Amber plus green or aquatic notes works well when the weather is warm but the fit still has some edge. The freshness keeps the amber from getting too thick.
Leather plus a restrained spice can suit a monochrome fit, heavyweight jacket, or statement piece that needs a more serious finish. Use this combination lightly. Leather has presence even when you think it does not.
Let One Detail Be Unexpected
The best pairings often have one slight surprise. That might be a fresh citrus over a dark woody base, a clean musk underneath a sweet scent, or a soft floral note next to leather. This is the scent equivalent of wearing a rare trucker hat with an otherwise stripped-back outfit.
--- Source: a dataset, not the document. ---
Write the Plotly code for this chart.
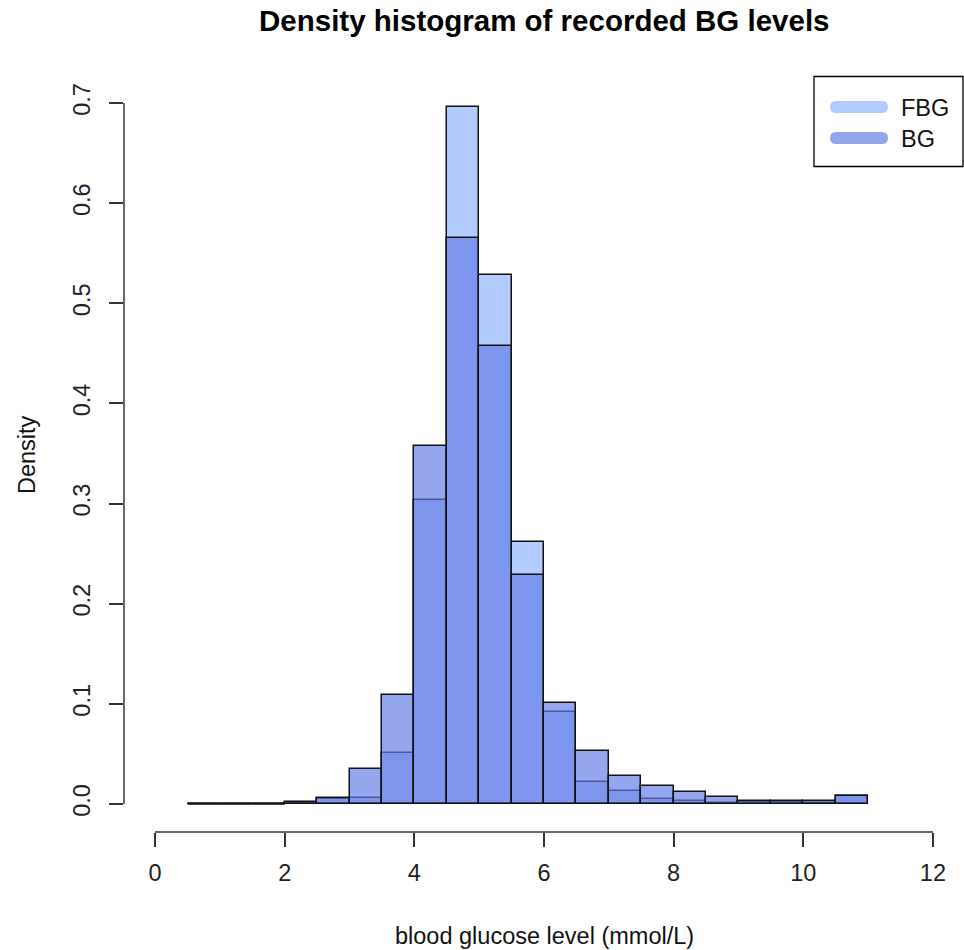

The contrast gets remembered because it feels deliberate.
If the fragrance mix feels strange at first, do not judge it in the first five minutes. Top notes burn off quickly. Check it again after 30 minutes, then after two hours. A combination that opens sharp may dry down smooth. If it still feels confused after the dry-down, it probably is.
Common Layering Mistakes
The biggest mistake is using quantity to create impact. More sprays do not make a blend more luxurious. They make it harder for the notes to separate, and they can leave you nose-blind while everyone else gets hit with the full cloud.
Another mistake is layering only because both bottles are expensive or popular. Status does not guarantee chemistry. A collectible fragrance deserves the same consideration as a collectible cap: it should add something to the rotation, not just take up space.
Finally, do not force a signature combo every day. Weather changes. Your outfit changes. Your mood changes. Keep a few dependable pairings, then leave room for single-fragrance days when one scent already says enough.
Your fragrance should move like the rest of your style: confident, specific, and never accidental. Start with two scents, test them on skin, and let the fit set the direction. When the combination works, people will not just notice that you smell good. They will notice that the whole look feels finished.